The Villans fell behind to strikes from Ruben Dias and Bernardo Silva in the first-half, and while Ollie Watkins managed to pull a goal back shortly after the break, they couldn’t drum up any more pressure to seal an equaliser.
While there were a number of players who performed quite well against the Premier League champions, Matt Targett was arguably one of the very few who had a rather difficult night.
Having to come up against both Riyad Mahrez and Joao Cancelo was hardly the most easiest of tasks to begin with, but the full-back seemed to get his positioning wrong at times, either not getting quick enough out wide or getting caught high up the pitch.
As per Sofascore, he won just 50% of his duels on the night while he was also dribbled past twice, the second-most of any Villa player – an indication of how City’s right-hand side looked to take him on at every available opportunity.
It was no surprise then that he couldn’t offer much support going forward either, and he actually managed fewer touches and passes than goalkeeper Emi Martinez.

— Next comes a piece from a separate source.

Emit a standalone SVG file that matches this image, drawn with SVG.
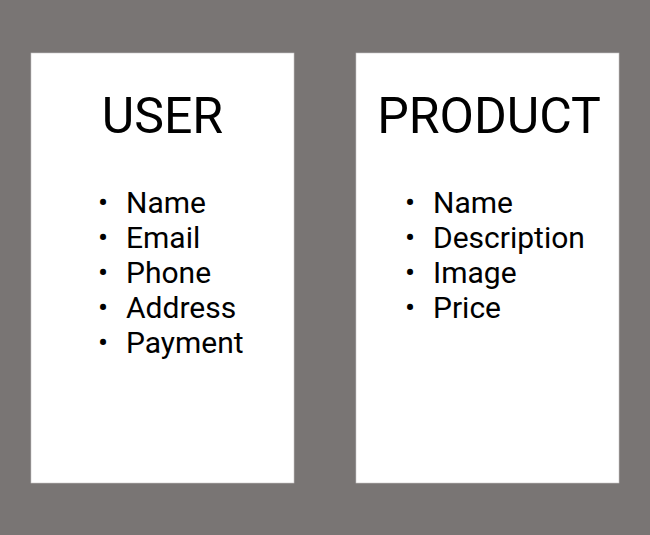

Should Villa replace Targett in January?
And, writing in his post-match player ratings for The Birmingham Mail, Ashley Preece gave him a a 6.5, saying: “Had both Mahrez and Cancelo to content with for large parts with that City duo doubling up on Villa’s isolated left-back. The left-back was caught high up fort City’s second as Jesus was given acres to cross for Bernardo. Overall, Targett did OK and won his fair share of tackles before having to be replaced after a head injury.”
On Twitter, Claret Villans simply posted that Targett was having a “rough outing”, and his failure to get his head on the ball for Dias’ strike rather summed it all up.
The 26-year-old could certainly have done with more help from his teammates however, and Gerrard will surely be looking to that his team’s wide players carry out their defensive duties and ensure a repeat doesn’t happen again.